▶ Problem: Write out the data below exactly as given, without any of its pictures.

▶ Source data:
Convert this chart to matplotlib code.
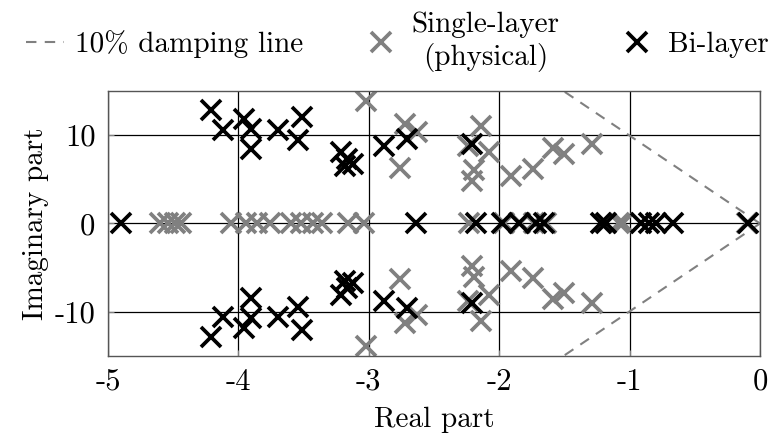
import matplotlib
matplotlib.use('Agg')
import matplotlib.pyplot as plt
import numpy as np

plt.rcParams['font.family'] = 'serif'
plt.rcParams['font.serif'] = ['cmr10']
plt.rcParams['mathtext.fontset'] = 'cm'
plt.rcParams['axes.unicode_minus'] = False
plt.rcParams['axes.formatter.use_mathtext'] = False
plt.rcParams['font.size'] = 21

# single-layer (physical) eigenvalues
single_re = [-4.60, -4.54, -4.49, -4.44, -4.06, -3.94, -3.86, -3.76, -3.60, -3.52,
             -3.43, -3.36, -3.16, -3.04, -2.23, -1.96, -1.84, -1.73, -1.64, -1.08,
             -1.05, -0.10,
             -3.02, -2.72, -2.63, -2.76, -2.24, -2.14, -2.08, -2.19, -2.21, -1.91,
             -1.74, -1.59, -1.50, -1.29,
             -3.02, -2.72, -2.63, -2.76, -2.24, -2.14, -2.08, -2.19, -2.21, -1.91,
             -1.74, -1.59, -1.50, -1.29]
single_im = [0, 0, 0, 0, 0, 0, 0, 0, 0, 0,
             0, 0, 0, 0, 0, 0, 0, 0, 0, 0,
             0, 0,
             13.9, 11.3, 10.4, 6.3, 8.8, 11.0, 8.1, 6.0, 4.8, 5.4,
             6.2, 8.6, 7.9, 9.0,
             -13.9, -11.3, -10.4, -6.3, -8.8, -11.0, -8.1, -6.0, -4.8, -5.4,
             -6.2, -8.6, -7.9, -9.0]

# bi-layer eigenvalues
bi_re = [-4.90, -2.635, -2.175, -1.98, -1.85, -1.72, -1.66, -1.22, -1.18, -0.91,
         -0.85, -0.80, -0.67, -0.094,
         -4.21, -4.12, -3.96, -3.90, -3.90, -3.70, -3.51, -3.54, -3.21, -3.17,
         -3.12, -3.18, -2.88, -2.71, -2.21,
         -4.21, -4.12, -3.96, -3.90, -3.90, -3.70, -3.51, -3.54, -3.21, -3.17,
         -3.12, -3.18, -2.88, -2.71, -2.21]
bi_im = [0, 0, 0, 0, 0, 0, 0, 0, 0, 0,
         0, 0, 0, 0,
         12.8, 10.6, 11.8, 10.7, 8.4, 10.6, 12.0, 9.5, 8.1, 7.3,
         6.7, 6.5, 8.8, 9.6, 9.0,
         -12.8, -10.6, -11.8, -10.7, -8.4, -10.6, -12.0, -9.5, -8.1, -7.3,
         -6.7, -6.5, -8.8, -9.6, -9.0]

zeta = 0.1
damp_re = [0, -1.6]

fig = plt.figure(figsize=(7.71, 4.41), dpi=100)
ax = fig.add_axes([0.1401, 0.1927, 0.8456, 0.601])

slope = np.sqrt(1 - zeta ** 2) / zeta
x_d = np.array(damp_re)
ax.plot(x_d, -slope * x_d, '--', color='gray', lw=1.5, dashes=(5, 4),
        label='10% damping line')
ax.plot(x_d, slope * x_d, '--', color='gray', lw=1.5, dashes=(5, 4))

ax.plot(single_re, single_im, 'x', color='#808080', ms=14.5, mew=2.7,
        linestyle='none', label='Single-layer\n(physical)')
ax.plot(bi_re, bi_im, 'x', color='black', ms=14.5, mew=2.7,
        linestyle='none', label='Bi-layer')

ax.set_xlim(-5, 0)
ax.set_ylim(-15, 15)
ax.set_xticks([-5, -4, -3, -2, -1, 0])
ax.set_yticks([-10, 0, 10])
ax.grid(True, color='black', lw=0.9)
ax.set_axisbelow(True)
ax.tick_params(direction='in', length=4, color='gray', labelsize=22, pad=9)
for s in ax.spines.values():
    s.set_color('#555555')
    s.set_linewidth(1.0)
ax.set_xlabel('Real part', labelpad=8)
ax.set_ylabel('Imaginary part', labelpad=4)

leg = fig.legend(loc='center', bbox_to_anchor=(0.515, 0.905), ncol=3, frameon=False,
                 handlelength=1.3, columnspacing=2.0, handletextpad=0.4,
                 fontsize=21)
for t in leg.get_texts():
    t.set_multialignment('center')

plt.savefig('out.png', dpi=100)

▶ Answer to the task:
Convert this chart to matplotlib code.
import matplotlib
matplotlib.use('Agg')
import matplotlib.pyplot as plt
import numpy as np

plt.rcParams['font.family'] = 'serif'
plt.rcParams['font.serif'] = ['cmr10']
plt.rcParams['mathtext.fontset'] = 'cm'
plt.rcParams['axes.unicode_minus'] = False
plt.rcParams['axes.formatter.use_mathtext'] = False
plt.rcParams['font.size'] = 21

# single-layer (physical) eigenvalues
single_re = [-4.60, -4.54, -4.49, -4.44, -4.06, -3.94, -3.86, -3.76, -3.60, -3.52,
             -3.43, -3.36, -3.16, -3.04, -2.23, -1.96, -1.84, -1.73, -1.64, -1.08,
             -1.05, -0.10,
             -3.02, -2.72, -2.63, -2.76, -2.24, -2.14, -2.08, -2.19, -2.21, -1.91,
             -1.74, -1.59, -1.50, -1.29,
             -3.02, -2.72, -2.63, -2.76, -2.24, -2.14, -2.08, -2.19, -2.21, -1.91,
             -1.74, -1.59, -1.50, -1.29]
single_im = [0, 0, 0, 0, 0, 0, 0, 0, 0, 0,
             0, 0, 0, 0, 0, 0, 0, 0, 0, 0,
             0, 0,
             13.9, 11.3, 10.4, 6.3, 8.8, 11.0, 8.1, 6.0, 4.8, 5.4,
             6.2, 8.6, 7.9, 9.0,
             -13.9, -11.3, -10.4, -6.3, -8.8, -11.0, -8.1, -6.0, -4.8, -5.4,
             -6.2, -8.6, -7.9, -9.0]

# bi-layer eigenvalues
bi_re = [-4.90, -2.635, -2.175, -1.98, -1.85, -1.72, -1.66, -1.22, -1.18, -0.91,
         -0.85, -0.80, -0.67, -0.094,
         -4.21, -4.12, -3.96, -3.90, -3.90, -3.70, -3.51, -3.54, -3.21, -3.17,
         -3.12, -3.18, -2.88, -2.71, -2.21,
         -4.21, -4.12, -3.96, -3.90, -3.90, -3.70, -3.51, -3.54, -3.21, -3.17,
         -3.12, -3.18, -2.88, -2.71, -2.21]
bi_im = [0, 0, 0, 0, 0, 0, 0, 0, 0, 0,
         0, 0, 0, 0,
         12.8, 10.6, 11.8, 10.7, 8.4, 10.6, 12.0, 9.5, 8.1, 7.3,
         6.7, 6.5, 8.8, 9.6, 9.0,
         -12.8, -10.6, -11.8, -10.7, -8.4, -10.6, -12.0, -9.5, -8.1, -7.3,
         -6.7, -6.5, -8.8, -9.6, -9.0]

zeta = 0.1
damp_re = [0, -1.6]

fig = plt.figure(figsize=(7.71, 4.41), dpi=100)
ax = fig.add_axes([0.1401, 0.1927, 0.8456, 0.601])

slope = np.sqrt(1 - zeta ** 2) / zeta
x_d = np.array(damp_re)
ax.plot(x_d, -slope * x_d, '--', color='gray', lw=1.5, dashes=(5, 4),
        label='10% damping line')
ax.plot(x_d, slope * x_d, '--', color='gray', lw=1.5, dashes=(5, 4))

ax.plot(single_re, single_im, 'x', color='#808080', ms=14.5, mew=2.7,
        linestyle='none', label='Single-layer\n(physical)')
ax.plot(bi_re, bi_im, 'x', color='black', ms=14.5, mew=2.7,
        linestyle='none', label='Bi-layer')

ax.set_xlim(-5, 0)
ax.set_ylim(-15, 15)
ax.set_xticks([-5, -4, -3, -2, -1, 0])
ax.set_yticks([-10, 0, 10])
ax.grid(True, color='black', lw=0.9)
ax.set_axisbelow(True)
ax.tick_params(direction='in', length=4, color='gray', labelsize=22, pad=9)
for s in ax.spines.values():
    s.set_color('#555555')
    s.set_linewidth(1.0)
ax.set_xlabel('Real part', labelpad=8)
ax.set_ylabel('Imaginary part', labelpad=4)

leg = fig.legend(loc='center', bbox_to_anchor=(0.515, 0.905), ncol=3, frameon=False,
                 handlelength=1.3, columnspacing=2.0, handletextpad=0.4,
                 fontsize=21)
for t in leg.get_texts():
    t.set_multialignment('center')

plt.savefig('out.png', dpi=100)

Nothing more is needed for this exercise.